PROBLEM REQUIREMENTS
Starting at the first line of the data below, write out each line exactly until you reach the line containing "import plotly.graph_objects as go", and include that line too.

----

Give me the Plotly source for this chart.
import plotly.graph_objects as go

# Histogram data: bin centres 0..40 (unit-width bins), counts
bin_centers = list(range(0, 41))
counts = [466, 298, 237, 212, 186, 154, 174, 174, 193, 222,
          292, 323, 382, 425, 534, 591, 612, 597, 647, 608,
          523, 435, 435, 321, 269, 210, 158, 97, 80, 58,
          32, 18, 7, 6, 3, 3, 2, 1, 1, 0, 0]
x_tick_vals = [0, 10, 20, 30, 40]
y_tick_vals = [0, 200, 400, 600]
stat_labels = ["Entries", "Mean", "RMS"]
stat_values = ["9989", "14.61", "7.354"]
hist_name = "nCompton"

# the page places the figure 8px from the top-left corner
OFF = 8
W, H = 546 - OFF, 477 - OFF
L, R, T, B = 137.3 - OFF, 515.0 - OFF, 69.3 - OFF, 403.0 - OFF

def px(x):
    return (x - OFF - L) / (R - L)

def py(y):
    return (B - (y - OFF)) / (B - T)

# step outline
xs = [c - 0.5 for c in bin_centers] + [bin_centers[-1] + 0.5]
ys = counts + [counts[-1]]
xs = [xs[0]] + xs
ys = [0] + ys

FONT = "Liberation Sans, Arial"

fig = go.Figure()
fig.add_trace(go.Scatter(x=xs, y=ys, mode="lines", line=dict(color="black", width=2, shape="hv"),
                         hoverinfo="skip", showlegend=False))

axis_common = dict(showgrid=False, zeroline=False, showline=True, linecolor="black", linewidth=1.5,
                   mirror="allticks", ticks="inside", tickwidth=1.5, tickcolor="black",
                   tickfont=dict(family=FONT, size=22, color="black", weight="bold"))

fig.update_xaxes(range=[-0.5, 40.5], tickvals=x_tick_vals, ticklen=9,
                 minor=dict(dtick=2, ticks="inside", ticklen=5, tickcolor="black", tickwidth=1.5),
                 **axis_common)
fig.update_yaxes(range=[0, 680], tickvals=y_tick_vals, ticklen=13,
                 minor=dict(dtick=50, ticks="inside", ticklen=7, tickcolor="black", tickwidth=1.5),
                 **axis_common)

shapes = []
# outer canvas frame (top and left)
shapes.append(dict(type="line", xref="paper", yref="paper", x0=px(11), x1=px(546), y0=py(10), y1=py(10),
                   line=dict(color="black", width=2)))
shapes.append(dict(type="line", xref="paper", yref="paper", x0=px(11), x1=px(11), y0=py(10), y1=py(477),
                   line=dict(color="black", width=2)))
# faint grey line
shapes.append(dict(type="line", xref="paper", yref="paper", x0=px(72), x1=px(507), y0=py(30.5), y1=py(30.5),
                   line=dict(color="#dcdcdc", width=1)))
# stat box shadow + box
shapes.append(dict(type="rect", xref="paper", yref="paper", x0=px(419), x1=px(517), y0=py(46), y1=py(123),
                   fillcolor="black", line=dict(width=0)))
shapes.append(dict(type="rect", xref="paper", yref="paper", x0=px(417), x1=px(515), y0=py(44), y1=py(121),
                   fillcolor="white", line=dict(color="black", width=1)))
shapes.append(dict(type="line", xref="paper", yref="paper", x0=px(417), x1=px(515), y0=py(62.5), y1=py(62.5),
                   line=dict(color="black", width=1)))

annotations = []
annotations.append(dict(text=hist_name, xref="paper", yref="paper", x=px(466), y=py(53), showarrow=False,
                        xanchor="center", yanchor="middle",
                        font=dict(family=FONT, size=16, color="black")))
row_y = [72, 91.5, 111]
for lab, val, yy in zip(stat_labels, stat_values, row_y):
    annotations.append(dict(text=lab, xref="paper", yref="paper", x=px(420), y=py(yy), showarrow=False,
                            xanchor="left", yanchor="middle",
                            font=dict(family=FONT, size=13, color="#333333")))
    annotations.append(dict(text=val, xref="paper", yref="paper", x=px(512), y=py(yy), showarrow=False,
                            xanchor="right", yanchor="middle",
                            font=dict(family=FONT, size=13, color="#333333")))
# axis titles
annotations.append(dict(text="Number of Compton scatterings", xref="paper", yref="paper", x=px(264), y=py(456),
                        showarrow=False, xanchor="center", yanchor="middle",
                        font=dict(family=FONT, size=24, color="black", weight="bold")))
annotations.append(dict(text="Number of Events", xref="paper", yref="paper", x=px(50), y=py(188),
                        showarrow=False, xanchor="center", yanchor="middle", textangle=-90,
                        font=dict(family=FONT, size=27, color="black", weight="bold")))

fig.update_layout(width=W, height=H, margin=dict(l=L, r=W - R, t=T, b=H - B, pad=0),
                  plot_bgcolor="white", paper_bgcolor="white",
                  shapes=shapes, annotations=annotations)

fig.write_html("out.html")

----

THE COMPLETED TASK
Give me the Plotly source for this chart.
import plotly.graph_objects as go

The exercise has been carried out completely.